Первая концепция трансцендентности — это концепция античных философов, с помощью которой они описывали космос. Конечно, по существу греческая философия — это философия имманентности, поскольку совершенный порядок не является неким идеалом, некоей внешней по отношению к миру моделью. Как раз наоборот, это качество мира, целиком и полностью в нем воплощенное. Как ты помнишь, божественное стоиков, в отличие от христианского Бога, не является неким внешним по отношению к миру бытием: оно представляет собой, так сказать, само упорядочение мира, ибо мир совершенен. Тем не менее, как я уже мимоходом на это указывал, можно также сказать, что гармоничный порядок космоса трансцендентен по отношению к людям в том узком смысле, что он не придуман и не создан людьми. Наоборот, люди открывают этот порядок для себя как внешнюю и высшую для них данность. Слово «трансцендентный» здесь, таким образом, понимается по отношению к человечеству. Оно обозначает такую реальность, которая превосходит человека, но при этом является частью этого мира. Античная трансцендентность находится не в небе, а на земле.

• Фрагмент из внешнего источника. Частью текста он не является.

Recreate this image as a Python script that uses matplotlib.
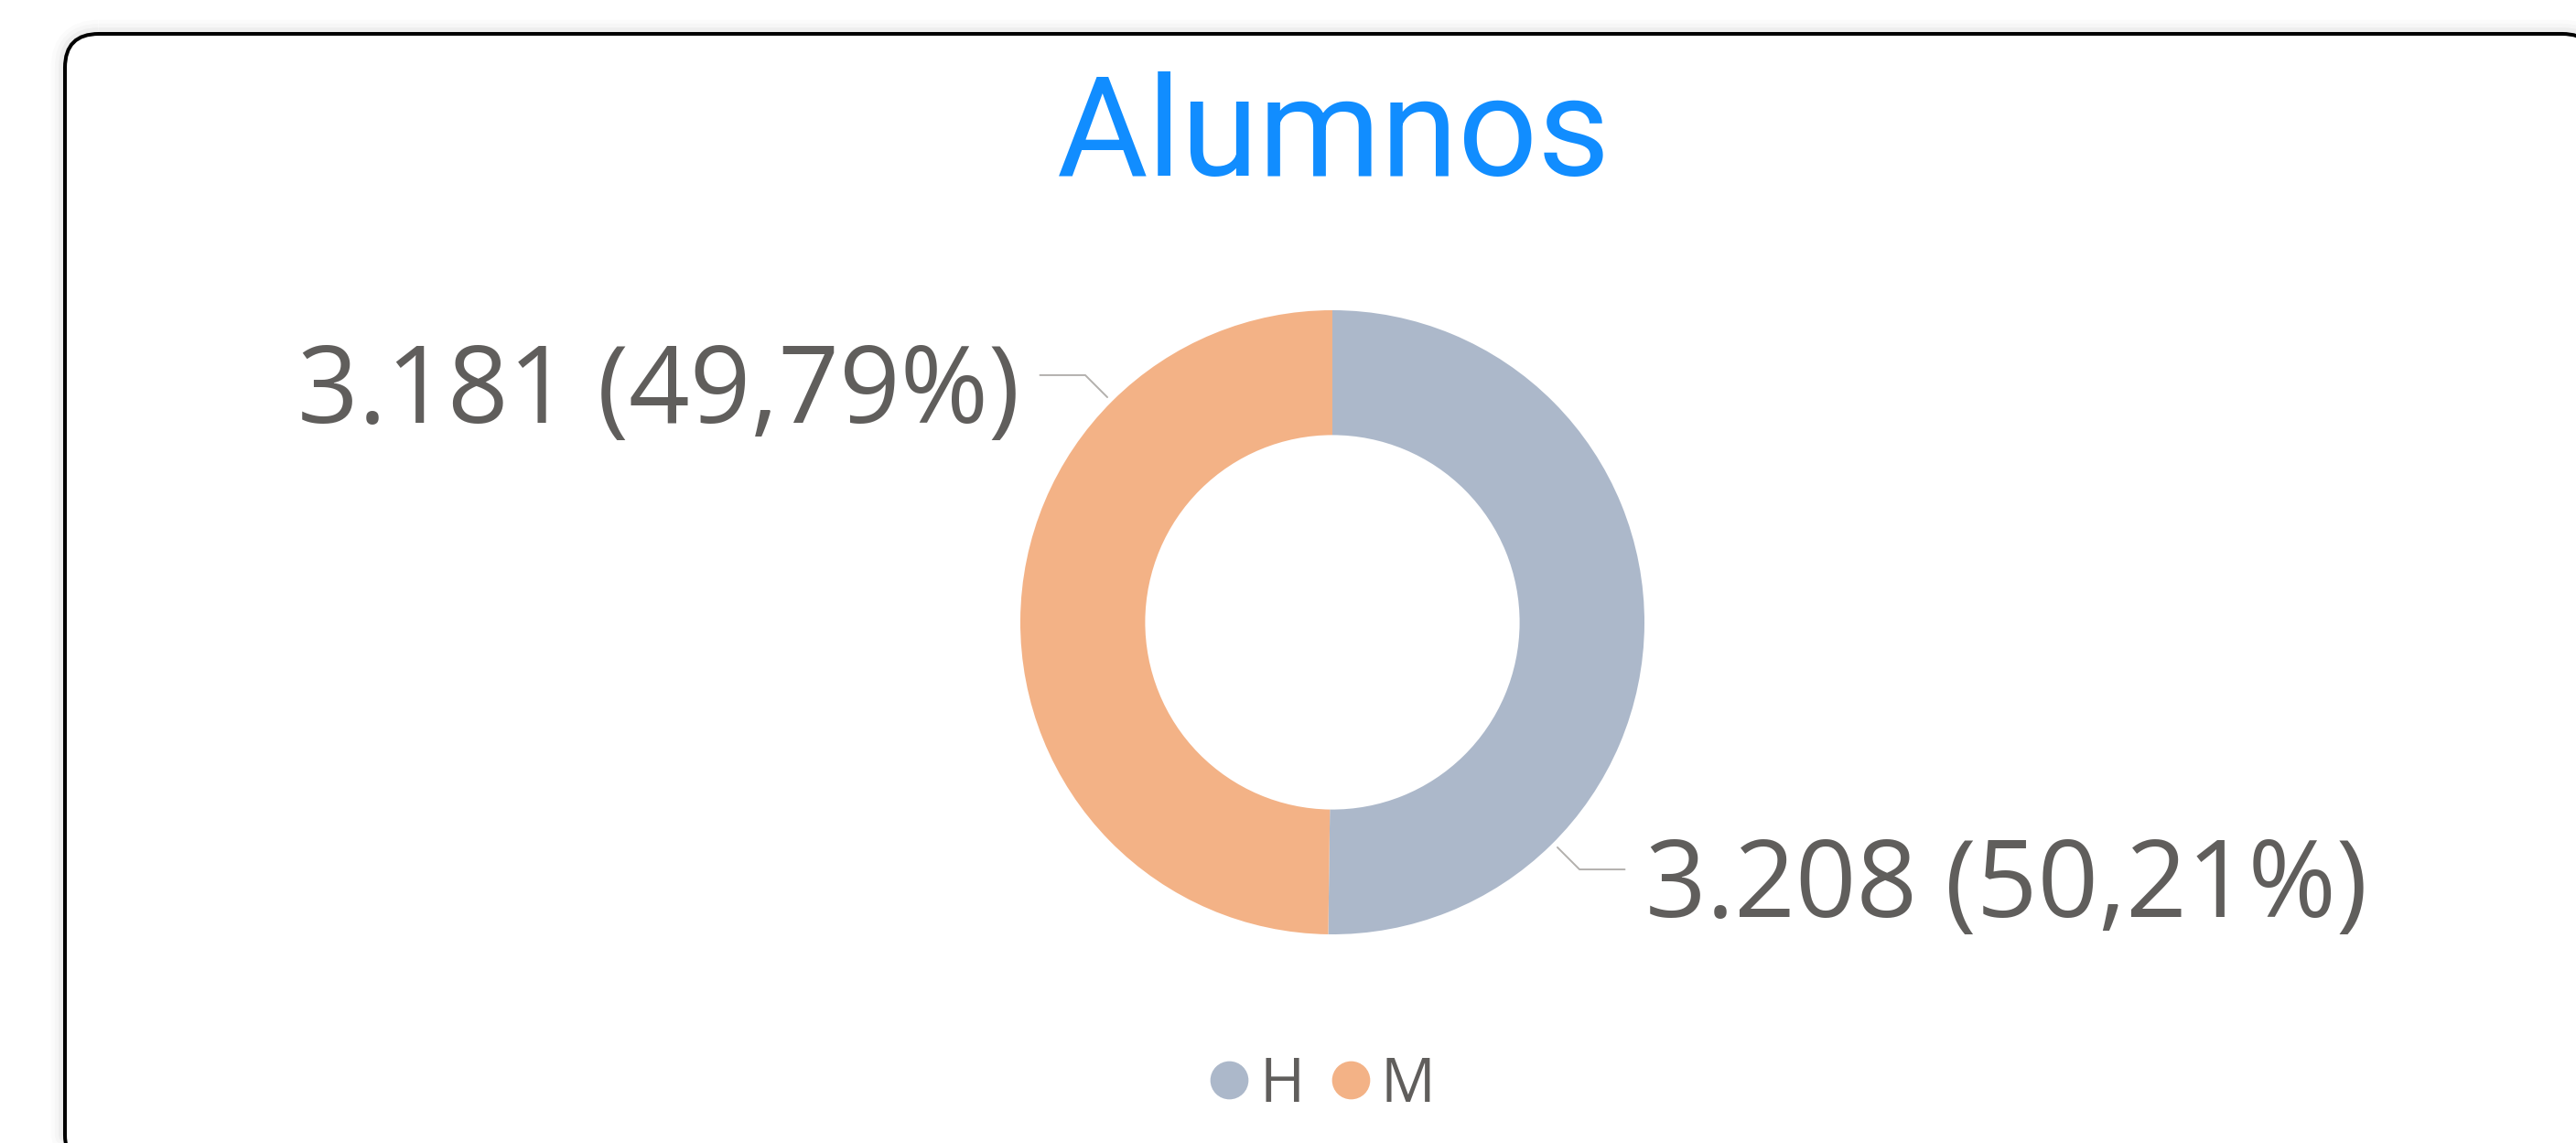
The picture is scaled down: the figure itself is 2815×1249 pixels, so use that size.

Вторая концепция трансцендентности, совершенно отличная от первой и даже противоположная ей, связана с идеей Бога в великих монотеистических религиях. Она просто указывает на то, что Высшее существо, в отличие от греческого божественного, находится «по ту сторону» созданного им мира, то есть является одновременно высшим и внешним по отношению к своему творению. В отличие от божественного стоиков, которое смешивается с природной гармонией, а значит, не может находиться вне ее, Бог иудеев, христиан и мусульман совершенно надприроден, чтобы не сказать «сверхъестествен». Таким образом, на сей раз речь идет о трансцендентности не только по отношению к человечеству, как это было у древних греков, но и по отношению к самому миру, понимаемому как творение, — к миру, существование которого зависит от высшего для него существа.

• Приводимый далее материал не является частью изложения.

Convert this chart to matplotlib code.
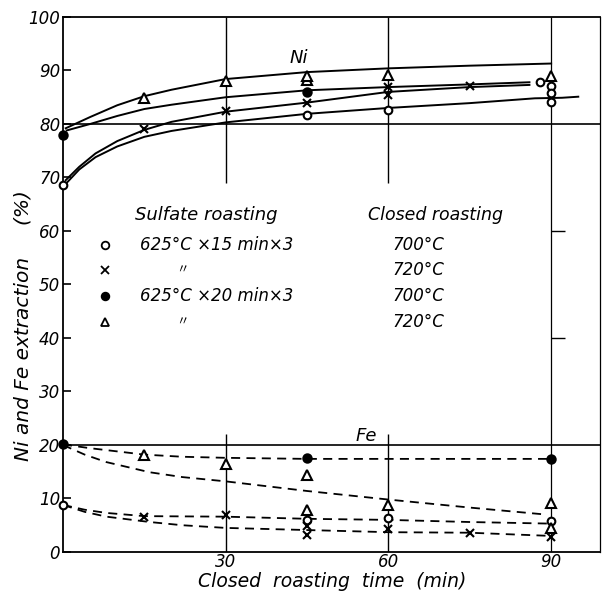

Но можно представить себе и третью форму трансцендентности, отличную от двух предыдущих. Она берет начало в философии Канта и доходит до наших дней через феноменологию Гуссерля. Речь идет о том, что Гуссерль, который любил философский жаргон, называл «трансцендентностью в имманентности». Прозрачной эту формулу не назовешь, но в ней заключена идея необычайной глубины.
Подобно многим великим философам (Канту, Гегелю, его собственному ученику Хайдеггеру), Гуссерль был еще и преподавателем, и вот как он объяснял эту идею своим студентам.

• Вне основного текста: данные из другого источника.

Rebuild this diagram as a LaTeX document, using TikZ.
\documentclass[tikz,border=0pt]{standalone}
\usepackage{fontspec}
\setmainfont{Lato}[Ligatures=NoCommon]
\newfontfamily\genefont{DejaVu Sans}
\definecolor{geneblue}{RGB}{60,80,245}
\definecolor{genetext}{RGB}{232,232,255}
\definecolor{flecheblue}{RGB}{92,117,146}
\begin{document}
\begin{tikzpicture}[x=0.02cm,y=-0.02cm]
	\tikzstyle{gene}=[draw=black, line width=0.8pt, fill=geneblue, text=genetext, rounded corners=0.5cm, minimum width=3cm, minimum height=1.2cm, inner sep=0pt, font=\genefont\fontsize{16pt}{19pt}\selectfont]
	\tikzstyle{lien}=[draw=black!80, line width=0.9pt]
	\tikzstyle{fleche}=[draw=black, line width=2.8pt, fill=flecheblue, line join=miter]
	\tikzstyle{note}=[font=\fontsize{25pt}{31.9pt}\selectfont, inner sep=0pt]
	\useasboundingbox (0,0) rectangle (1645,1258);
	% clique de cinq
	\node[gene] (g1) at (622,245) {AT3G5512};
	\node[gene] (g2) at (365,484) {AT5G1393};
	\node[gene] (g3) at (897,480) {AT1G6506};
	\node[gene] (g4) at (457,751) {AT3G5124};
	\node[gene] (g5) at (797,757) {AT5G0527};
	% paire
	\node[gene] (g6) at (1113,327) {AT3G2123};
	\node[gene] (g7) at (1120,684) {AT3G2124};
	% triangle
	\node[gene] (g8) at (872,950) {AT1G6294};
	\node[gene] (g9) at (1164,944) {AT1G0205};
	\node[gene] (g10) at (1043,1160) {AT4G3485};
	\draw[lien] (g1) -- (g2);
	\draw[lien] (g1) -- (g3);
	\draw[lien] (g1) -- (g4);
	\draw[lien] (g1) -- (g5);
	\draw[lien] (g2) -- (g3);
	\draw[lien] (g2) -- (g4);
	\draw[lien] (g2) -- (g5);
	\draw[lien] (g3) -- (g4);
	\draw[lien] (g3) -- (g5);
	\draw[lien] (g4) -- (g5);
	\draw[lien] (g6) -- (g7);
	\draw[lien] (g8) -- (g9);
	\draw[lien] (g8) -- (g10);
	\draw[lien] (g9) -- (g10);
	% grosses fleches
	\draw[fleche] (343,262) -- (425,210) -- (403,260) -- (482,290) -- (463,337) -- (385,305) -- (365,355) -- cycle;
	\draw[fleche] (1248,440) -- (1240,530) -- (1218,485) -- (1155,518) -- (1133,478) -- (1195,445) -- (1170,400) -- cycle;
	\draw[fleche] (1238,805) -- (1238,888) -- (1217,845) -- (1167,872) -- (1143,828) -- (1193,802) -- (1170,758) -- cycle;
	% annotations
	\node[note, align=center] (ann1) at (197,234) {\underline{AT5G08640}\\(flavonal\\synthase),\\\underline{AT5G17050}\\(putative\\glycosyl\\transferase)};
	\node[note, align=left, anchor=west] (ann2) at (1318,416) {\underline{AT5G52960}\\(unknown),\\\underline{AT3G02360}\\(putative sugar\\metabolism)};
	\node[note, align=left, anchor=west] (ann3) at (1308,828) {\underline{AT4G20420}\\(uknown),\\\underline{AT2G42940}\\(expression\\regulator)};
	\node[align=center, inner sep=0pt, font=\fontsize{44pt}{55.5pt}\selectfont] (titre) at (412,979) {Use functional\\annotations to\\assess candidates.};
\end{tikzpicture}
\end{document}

Гуссерль брал в руки куб — или прямоугольный параллелепипед, например коробок спичек, — и показывал его аудитории, подводя ее к следующему наблюдению: как бы мы ни держали и как бы мы ни представляли этот куб, мы всегда будем видеть только три его грани одновременно, а ведь всего их шесть.
И что? — спросишь ты меня. Что все это значит, какой философский вывод можно из этого сделать? Прежде всего, такой: не бывает всеведения, не бывает абсолютного знания, потому что все видимое (а видимое символизируется как раз этими тремя сторонами куба) всегда преподносится нам на фоне невидимого (три невидимые стороны). Иными словами, всякое присутствие предполагает отсутствие, всякая имманентность предполагает скрытую трансцендентность, всякое появление объекта предполагает сокрытие чего-то.
Надо понять всю глубину этого примера, который, конечно же, является всего лишь метафорой. Он означает, что трансцендентность не является новым «идолом», этаким изобретением метафизиков или верующих, некоей выдуманной запредельностью, служащей для умаления значения реальности в пользу идеала. Трансцендентность — это факт, неоспоримый аспект человеческого существования, являющийся частью самой реальности. И поэтому трансцендентность или, вернее, такая трансцендентность не может пасть под натиском классической критики, направленной против идолов материалистами или различными сторонниками деконструкции. В этом смысле мы имеем дело с неметафизической, постницшеанской трансцендентностью.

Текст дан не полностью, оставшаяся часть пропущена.